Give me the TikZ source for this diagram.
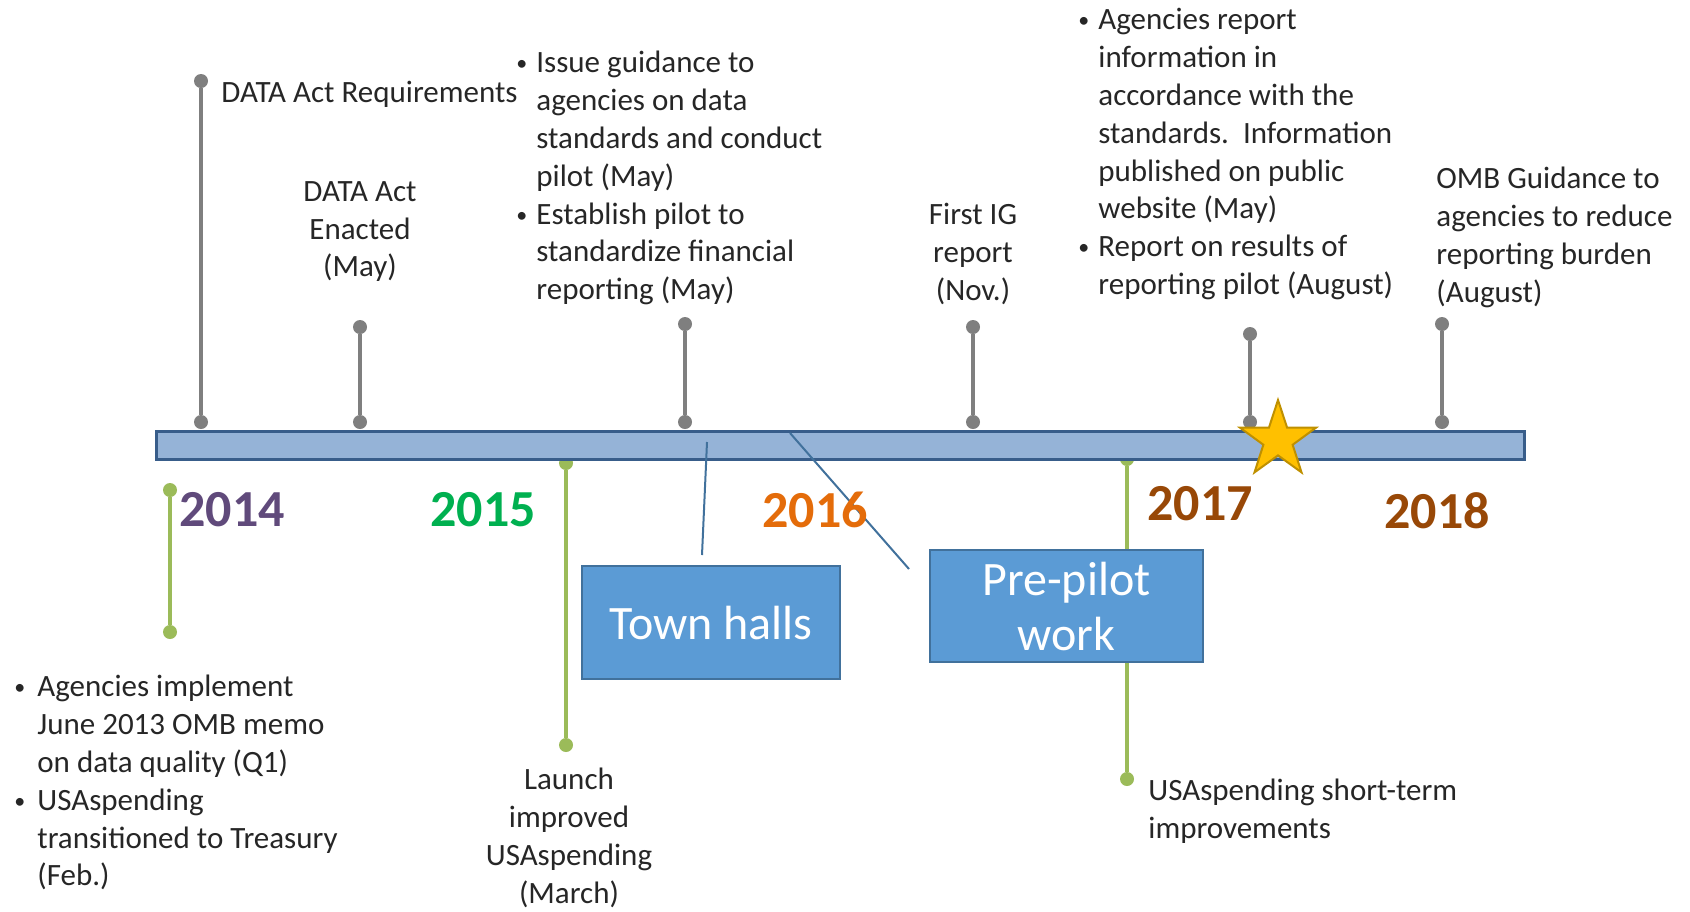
\documentclass[tikz,border=0pt]{standalone}
\usepackage{fontspec}
\setmainfont{Carlito}
\usetikzlibrary{shapes.geometric}
\definecolor{barfill}{HTML}{95B3D7}
\definecolor{barline}{HTML}{385D8A}
\definecolor{phasefill}{HTML}{5B9BD5}
\definecolor{phaseline}{HTML}{41719C}
\definecolor{pingray}{HTML}{7F7F7F}
\definecolor{leafgreen}{HTML}{9BBB59}
\definecolor{stargold}{HTML}{FFC000}
\definecolor{staredge}{HTML}{BF9000}
\definecolor{yearpurple}{HTML}{604A7B}
\definecolor{yeargreen}{HTML}{00B050}
\definecolor{yearorange}{HTML}{E46C0A}
\definecolor{yearbrown}{HTML}{984807}
\newcommand{\dotitem}{\raisebox{1pt}{\fontsize{11}{11}\selectfont\textbullet}}
\tikzstyle{bar} = [rectangle, draw=barline, fill=barfill, line width=1.5pt, minimum width=684pt, minimum height=14pt, inner sep=0pt]
\tikzstyle{pin} = [circle, fill=pingray, minimum size=7pt, inner sep=0pt]
\tikzstyle{leaf} = [circle, fill=leafgreen, minimum size=7pt, inner sep=0pt]
\tikzstyle{stem} = [line width=2pt, draw=pingray]
\tikzstyle{twig} = [line width=2pt, draw=leafgreen]
\tikzstyle{phase} = [rectangle, draw=phaseline, fill=phasefill, line width=1pt, text=white, font=\fontsize{24}{27.5}\selectfont, align=center, inner sep=0pt]
\tikzstyle{note} = [inner sep=0pt, font=\fontsize{15.5}{18.9}\selectfont, text=black!85]
\tikzstyle{year} = [inner sep=0pt, font=\bfseries\fontsize{26}{30}\selectfont]
\tikzstyle{callout} = [line width=1pt, draw=phaseline]
\tikzstyle{milestone} = [star, star points=5, star point ratio=2.6, fill=stargold, draw=staredge, line width=1pt, minimum size=40pt, inner sep=0pt]

\begin{document}
\begin{tikzpicture}[x=0.5pt, y=-0.5pt]
\useasboundingbox (0,0) rectangle (1690,911);

% green stems below the bar
\node (qual top) [leaf] at (170,490) {};
\node (qual end) [leaf] at (170,632) {};
\node (launch top) [leaf] at (566,463) {};
\node (launch end) [leaf] at (566,745) {};
\node (short top) [leaf] at (1127,459) {};
\node (short end) [leaf] at (1127,779) {};
\draw [twig] (qual top) -- (qual end);
\draw [twig] (launch top) -- (launch end);
\draw [twig] (short top) -- (short end);

% phases
\node (townhalls) [phase, minimum width=129pt, minimum height=56.5pt] at (711,622.5) {Town halls};
\node (prepilot) [phase, minimum width=136.5pt, minimum height=56pt] at (1066.5,606) {Pre-pilot\\work};

% timeline
\node (timebar) [bar] at (840.5,445) {};

% gray stems above the bar
\node (req top) [pin] at (201,81) {};
\node (req base) [pin] at (201,422) {};
\node (enact top) [pin] at (360,327) {};
\node (enact base) [pin] at (360,422) {};
\node (guide top) [pin] at (685,324) {};
\node (guide base) [pin] at (685,422) {};
\node (ig top) [pin] at (973,327) {};
\node (ig base) [pin] at (973,422) {};
\node (report top) [pin] at (1250,334) {};
\node (report base) [pin] at (1250,422) {};
\node (omb top) [pin] at (1442,324) {};
\node (omb base) [pin] at (1442,422) {};
\draw [stem] (req top) -- (req base);
\draw [stem] (enact top) -- (enact base);
\draw [stem] (guide top) -- (guide base);
\draw [stem] (ig top) -- (ig base);
\draw [stem] (report top) -- (report base);
\draw [stem] (omb top) -- (omb base);

% callouts
\coordinate (th foot) at (702,555);
\coordinate (th head) at (707,442);
\coordinate (pp foot) at (909,569);
\coordinate (pp head) at (790,433);
\draw [callout] (th foot) -- (th head);
\draw [callout] (pp foot) -- (pp head);

\node (goal) [milestone] at (1278,440) {};

% years
\node (y2014) [year, text=yearpurple] at (232,510) {2014};
\node (y2015) [year, text=yeargreen] at (483,510) {2015};
\node (y2016) [year, text=yearorange] at (815,510) {2016};
\node (y2017) [year, text=yearbrown] at (1200,504) {2017};
\node (y2018) [year, text=yearbrown] at (1437,511) {2018};

% labels
\node (reqtext) [note, anchor=west] at (221,94) {DATA Act Requirements};
\node (enacttext) [note, align=center, anchor=north] at (360,181) {DATA Act\\Enacted\\(May)};
\node (guidetext) [note, anchor=north west] at (516,46) {\begin{tabular}{@{}p{10pt}@{}l@{}}
\dotitem & Issue guidance to\\
 & agencies on data\\
 & standards and conduct\\
 & pilot (May)\\
\dotitem & Establish pilot to\\
 & standardize financial\\
 & reporting (May)
\end{tabular}};
\node (igtext) [note, align=center, anchor=north] at (973,203) {First IG\\report\\(Nov.)};
\node (reporttext) [note, anchor=north west] at (1078,3) {\begin{tabular}{@{}p{10pt}@{}l@{}}
\dotitem & Agencies report\\
 & information in\\
 & accordance with the\\
 & standards.\ \ Information\\
 & published on public\\
 & website (May)\\
\dotitem & Report on results of\\
 & reporting pilot (August)
\end{tabular}};
\node (ombtext) [note, align=left, anchor=north west] at (1436,167) {OMB Guidance to\\agencies to reduce\\reporting burden\\(August)};
\node (qualtext) [note, anchor=north west] at (14,670) {\begin{tabular}{@{}p{11.5pt}@{}l@{}}
\dotitem & Agencies implement\\
 & June 2013 OMB memo\\
 & on data quality (Q1)\\
\dotitem & USAspending\\
 & transitioned to Treasury\\
 & (Feb.)
\end{tabular}};
\node (launchtext) [note, align=center, anchor=north] at (569,768) {Launch\\improved\\USAspending\\(March)};
\node (shorttext) [note, align=left, anchor=north west] at (1148,779) {USAspending short-term\\improvements};

\end{tikzpicture}
\end{document}
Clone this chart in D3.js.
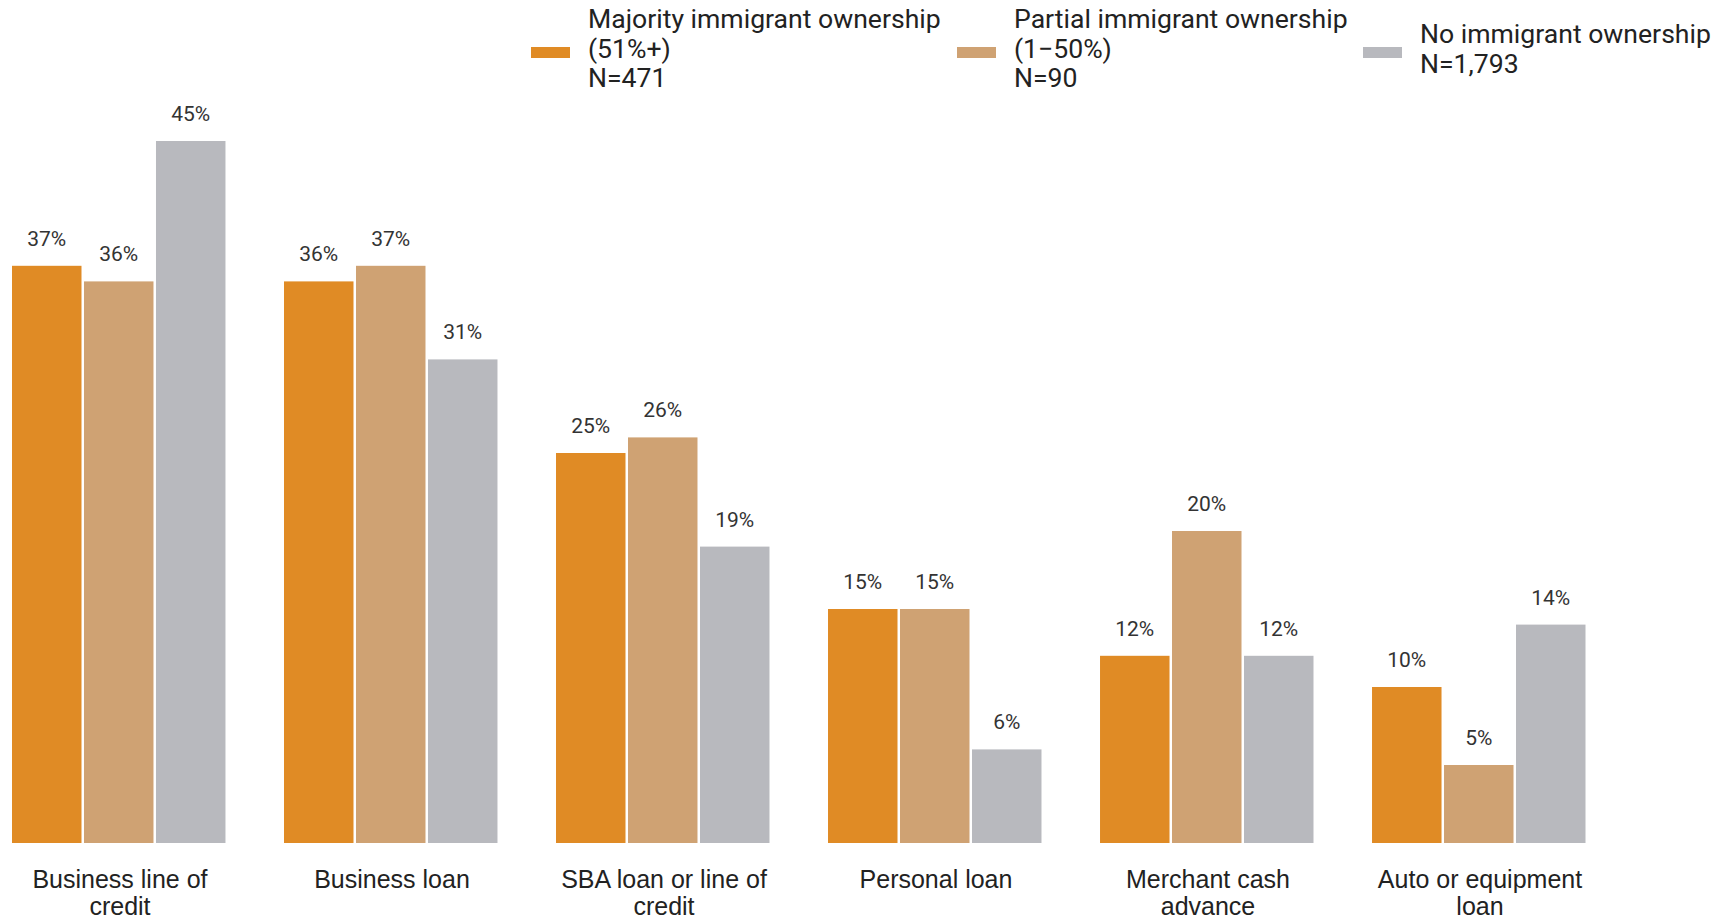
<!DOCTYPE html>
<html>
<head>
<meta charset="utf-8">
<script src="https://cdn.jsdelivr.net/npm/d3@7"></script>
<style>
  body { margin: 0; background: #fff; }
  svg { display: block; font-family: Roboto, "Noto Sans", sans-serif; }
</style>
</head>
<body>
<svg id="chart" width="1724" height="921"></svg>
<script>
// categories along the x axis (label lines)
const categories = [
  ["Business line of", "credit"],
  ["Business loan"],
  ["SBA loan or line of", "credit"],
  ["Personal loan"],
  ["Merchant cash", "advance"],
  ["Auto or equipment", "loan"]
];
const seriesNames = ["Majority", "Partial", "None"];
const legendLines = [
  ["Majority immigrant ownership", "(51%+)", "N=471"],
  ["Partial immigrant ownership", "(1\u221250%)", "N=90"],
  ["No immigrant ownership", "N=1,793"]
];
const majority = [37, 36, 25, 15, 12, 10];
const partial  = [36, 37, 26, 15, 20, 5];
const noneVals = [45, 31, 19, 6, 12, 14];
const colors = ["#E08B25", "#CFA273", "#B8B9BE"];

const svg = d3.select("#chart"),
  width = +svg.attr("width"),
  height = +svg.attr("height");

const catKeys = categories.map(c => c.join(" "));
const series = [majority, partial, noneVals];

const x0 = d3.scaleBand().domain(catKeys).range([12, 1588]).paddingInner(0.206);
const x1 = d3.scaleBand().domain(seriesNames).range([0, x0.bandwidth()]);
const y = d3.scaleLinear().domain([0, 45]).range([843, 141]);

const groups = svg.append("g").selectAll("g")
  .data(catKeys)
  .join("g")
  .attr("transform", d => `translate(${x0(d)},0)`);

groups.each(function(cat, i) {
  const g = d3.select(this);
  seriesNames.forEach((s, j) => {
    const v = series[j][i];
    g.append("rect")
      .attr("x", x1(s))
      .attr("y", y(v))
      .attr("width", x1.bandwidth() - 2.5)
      .attr("height", y(0) - y(v))
      .attr("fill", colors[j]);
    g.append("text")
      .attr("x", x1(s) + (x1.bandwidth() - 2.5) / 2)
      .attr("y", y(v) - 20)
      .attr("text-anchor", "middle")
      .attr("font-size", 21)
      .attr("fill", "#333")
      .text(v + "%");
  });
  // category label
  const t = g.append("text")
    .attr("text-anchor", "middle")
    .attr("font-family", "'Liberation Sans', Arial, sans-serif")
    .attr("font-size", 25)
    .attr("fill", "#222");
  categories[i].forEach((line, k) => {
    t.append("tspan")
      .attr("x", x0.bandwidth() / 2)
      .attr("y", 888 + k * 26.5)
      .text(line);
  });
});

// legend
const legendX = [531, 957, 1363];
const legend = svg.append("g");
legendLines.forEach((lines, i) => {
  legend.append("rect")
    .attr("x", legendX[i]).attr("y", 47)
    .attr("width", 39).attr("height", 11)
    .attr("fill", colors[i]);
  const top = lines.length === 3 ? 28 : 43;
  const t = legend.append("text")
    .attr("font-size", 26.6)
    .attr("fill", "#222");
  lines.forEach((line, k) => {
    t.append("tspan")
      .attr("x", legendX[i] + 57)
      .attr("y", top + k * 29.5)
      .text(line);
  });
});
</script>
</body>
</html>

□ □ □

• [Directions for this task]: How many lines in the records hold the string "chart"? Reply with the number alone.

• [Problem solution]: 3